# How to make hands for a Halloween Scarecrow



## killer13 (Aug 24, 2005)

Great tutorial! Bailing wire is a nice cheap base material for the hands.


----------



## Cray Augsburg (May 8, 2010)

Great video How-To! Materials are cheap and readily available. I really like how the hand is formable. I appreciate your sharing this!


----------



## crane (Jun 17, 2011)

Awesome video. I wondered how you made the hands so flexiable. Looks awesome. Did you post a pic of the scarecrow?


----------



## teabags34 (Sep 23, 2010)

Yeah I posted a pic. Its in the Halloween Prop section. I thought you saw it


----------



## obcessedwithit (Jul 13, 2009)

thanks that is a great tut. those hands would work for other props too.


----------



## Revned (May 21, 2011)

Thanks for showing how this is done.


----------



## Val - 156 (Feb 11, 2010)

I could see this same method used for some awesome mummy hands. Great tutorial. Thank You!


----------



## gpawood (Sep 24, 2008)

I've been looking for a simple hand tut and this one is simply fantastic, thanks for sharing,... great video and I'm sure it will help a lot of us out !


----------



## chop shop (Oct 31, 2010)

Awesome hands!! Good one.


----------



## GhostTown (Jul 6, 2011)

After seeing your video, we used this method (building the hand structure with twisted wire) on our props and it worked out great.

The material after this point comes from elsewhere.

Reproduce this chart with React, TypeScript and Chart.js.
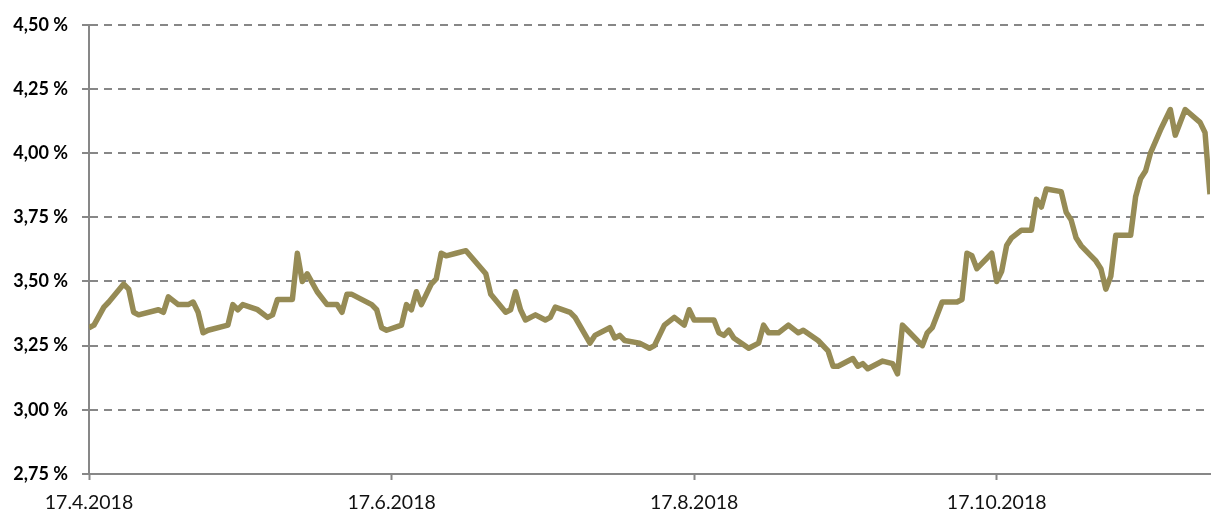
import React, { useEffect, useRef } from "react";
import { Chart, registerables } from "chart.js";

Chart.register(...registerables);

// Dates (d.m.yyyy) of the visible turning points of the yield line
const dates: string[] = [
  "17.4.2018", "18.4.2018", "20.4.2018", "21.4.2018", "24.4.2018", "25.4.2018", "26.4.2018", "27.4.2018",
  "1.5.2018", "2.5.2018", "3.5.2018", "5.5.2018", "7.5.2018", "8.5.2018", "9.5.2018", "10.5.2018", "11.5.2018",
  "15.5.2018", "16.5.2018", "17.5.2018", "18.5.2018", "21.5.2018", "23.5.2018", "24.5.2018", "25.5.2018",
  "28.5.2018", "29.5.2018", "30.5.2018", "31.5.2018",
  "2.6.2018", "4.6.2018", "6.6.2018", "7.6.2018", "8.6.2018", "9.6.2018", "13.6.2018", "14.6.2018", "15.6.2018",
  "16.6.2018", "19.6.2018", "20.6.2018", "21.6.2018", "22.6.2018", "23.6.2018", "25.6.2018", "26.6.2018",
  "27.6.2018", "28.6.2018", "30.6.2018",
  "2.7.2018", "6.7.2018", "7.7.2018", "10.7.2018", "11.7.2018", "12.7.2018", "13.7.2018", "14.7.2018",
  "16.7.2018", "18.7.2018", "19.7.2018", "20.7.2018", "23.7.2018", "24.7.2018", "27.7.2018", "28.7.2018",
  "31.7.2018",
  "1.8.2018", "2.8.2018", "3.8.2018", "6.8.2018", "8.8.2018", "9.8.2018", "11.8.2018", "13.8.2018",
  "15.8.2018", "16.8.2018", "17.8.2018", "21.8.2018", "22.8.2018", "23.8.2018", "24.8.2018", "25.8.2018",
  "28.8.2018", "30.8.2018", "31.8.2018",
  "1.9.2018", "3.9.2018", "5.9.2018", "7.9.2018", "8.9.2018", "11.9.2018", "13.9.2018", "14.9.2018",
  "15.9.2018", "18.9.2018", "19.9.2018", "20.9.2018", "21.9.2018", "24.9.2018", "26.9.2018", "27.9.2018",
  "28.9.2018", "29.9.2018",
  "2.10.2018", "3.10.2018", "4.10.2018", "6.10.2018", "9.10.2018", "10.10.2018", "11.10.2018", "12.10.2018",
  "13.10.2018", "16.10.2018", "17.10.2018", "18.10.2018", "19.10.2018", "20.10.2018", "22.10.2018",
  "24.10.2018", "25.10.2018", "26.10.2018", "27.10.2018", "30.10.2018", "31.10.2018",
  "1.11.2018", "2.11.2018", "3.11.2018", "5.11.2018", "6.11.2018", "7.11.2018", "8.11.2018", "9.11.2018",
  "10.11.2018", "13.11.2018", "14.11.2018", "15.11.2018", "16.11.2018", "17.11.2018", "19.11.2018",
  "21.11.2018", "22.11.2018", "24.11.2018", "27.11.2018", "28.11.2018", "29.11.2018",
];

// Yield in percent
const yields: number[] = [
  3.32, 3.33, 3.40, 3.42, 3.49, 3.47, 3.38, 3.37,
  3.39, 3.38, 3.44, 3.41, 3.41, 3.42, 3.38, 3.30, 3.31,
  3.33, 3.41, 3.39, 3.41, 3.39, 3.36, 3.37, 3.43,
  3.43, 3.61, 3.50, 3.53,
  3.46, 3.41, 3.41, 3.38, 3.45, 3.45, 3.41, 3.39, 3.32,
  3.31, 3.33, 3.41, 3.39, 3.46, 3.41, 3.49, 3.51,
  3.61, 3.60, 3.61,
  3.62, 3.53, 3.45, 3.38, 3.39, 3.46, 3.39, 3.35,
  3.37, 3.35, 3.36, 3.40, 3.38, 3.36, 3.26, 3.29,
  3.32,
  3.28, 3.29, 3.27, 3.26, 3.24, 3.25, 3.33, 3.36,
  3.33, 3.39, 3.35, 3.35, 3.30, 3.29, 3.31, 3.28,
  3.24, 3.26, 3.33,
  3.30, 3.30, 3.33, 3.30, 3.31, 3.27, 3.23, 3.17,
  3.17, 3.20, 3.17, 3.18, 3.16, 3.19, 3.18, 3.14,
  3.33, 3.31,
  3.25, 3.30, 3.32, 3.42, 3.42, 3.43, 3.61, 3.60,
  3.55, 3.61, 3.50, 3.54, 3.64, 3.67, 3.70,
  3.70, 3.82, 3.79, 3.86, 3.85, 3.77,
  3.74, 3.67, 3.64, 3.60, 3.58, 3.55, 3.47, 3.52,
  3.68, 3.68, 3.83, 3.90, 3.93, 4.00, 4.09,
  4.17, 4.07, 4.17, 4.12, 4.08, 3.84,
];

const xTickLabels: string[] = ["17.4.2018", "17.6.2018", "17.8.2018", "17.10.2018"];
const yMin = 2.75;
const yMax = 4.5;
const yStep = 0.25;

const START = "17.4.2018";

function dayIndex(s: string): number {
  const [d, m, y] = s.split(".").map(Number);
  const [d0, m0, y0] = START.split(".").map(Number);
  return Math.round((Date.UTC(y, m - 1, d) - Date.UTC(y0, m0 - 1, d0)) / 86400000);
}

export default function App() {
  const canvasRef = useRef<HTMLCanvasElement | null>(null);

  useEffect(() => {
    document.body.style.margin = "0";
    const canvas = canvasRef.current;
    if (!canvas) return;

    const points = dates.map((d, i) => ({ x: dayIndex(d), y: yields[i] }));
    const tickValues = xTickLabels.map(dayIndex);
    const gray = "#878787";

    const chart = new Chart(canvas, {
      type: "line",
      data: {
        datasets: [
          {
            data: points,
            borderColor: "#968B55",
            backgroundColor: "#968B55",
            borderWidth: 5.5,
            pointRadius: 0,
            tension: 0,
            borderJoinStyle: "round",
            borderCapStyle: "butt",
          },
        ],
      },
      options: {
        responsive: false,
        animation: false,
        layout: { padding: { top: 24, right: 1, left: 0, bottom: 0 } },
        plugins: {
          legend: { display: false },
          tooltip: { enabled: false },
        },
        scales: {
          x: {
            type: "linear",
            min: 0,
            max: dayIndex(dates[dates.length - 1]),
            afterBuildTicks: (axis: any) => {
              axis.ticks = tickValues.map((v) => ({ value: v }));
            },
            afterFit: (axis: any) => {
              axis.height = 37;
            },
            grid: {
              display: true,
              drawOnChartArea: false,
              drawTicks: true,
              tickLength: 6,
              tickColor: gray,
              tickWidth: 2,
            },
            border: { display: true, color: gray, width: 2 },
            ticks: {
              autoSkip: false,
              maxRotation: 0,
              minRotation: 0,
              padding: 11,
              color: "#111",
              font: { family: "Lato", size: 19.5, weight: "normal" },
              callback: (value: any) => {
                const idx = tickValues.indexOf(Number(value));
                return idx >= 0 ? xTickLabels[idx] : "";
              },
            },
          },
          y: {
            min: yMin,
            max: yMax,
            afterFit: (axis: any) => {
              axis.width = 89;
            },
            grid: {
              color: gray,
              lineWidth: 2,
              drawTicks: true,
              tickLength: 7,
              tickColor: gray,
              tickWidth: 2,
            },
            border: { display: true, color: gray, width: 2, dash: [8, 6] },
            ticks: {
              stepSize: yStep,
              padding: 14,
              color: "#000",
              font: { family: "Lato", size: 18, weight: "bold" },
              callback: (value: any) => Number(value).toFixed(2).replace(".", ",") + " %",
            },
          },
        },
      },
    });

    return () => chart.destroy();
  }, []);

  return (
    <div style={{ width: 1211, height: 511 }}>
      <canvas ref={canvasRef} width={1211} height={511} style={{ display: "block" }} />
    </div>
  );
}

Thank you for taking the time to put this together.


----------



## Pennywise (Oct 21, 2004)

Those are great. I was thinking of making a scarecrow this year. Now I know how I'll be making the hands for him. Thanks a lot for sharing


----------



## scarybella (Aug 4, 2010)

they look great!!!!!. we may have to steal this idea for our scarecrow this year. Thanks for posting


----------



## Emjay (Sep 1, 2011)

It's great to see a prop made with inexpensive readily available items that has such an excellent result! I must try this one. Thanks for posting.


----------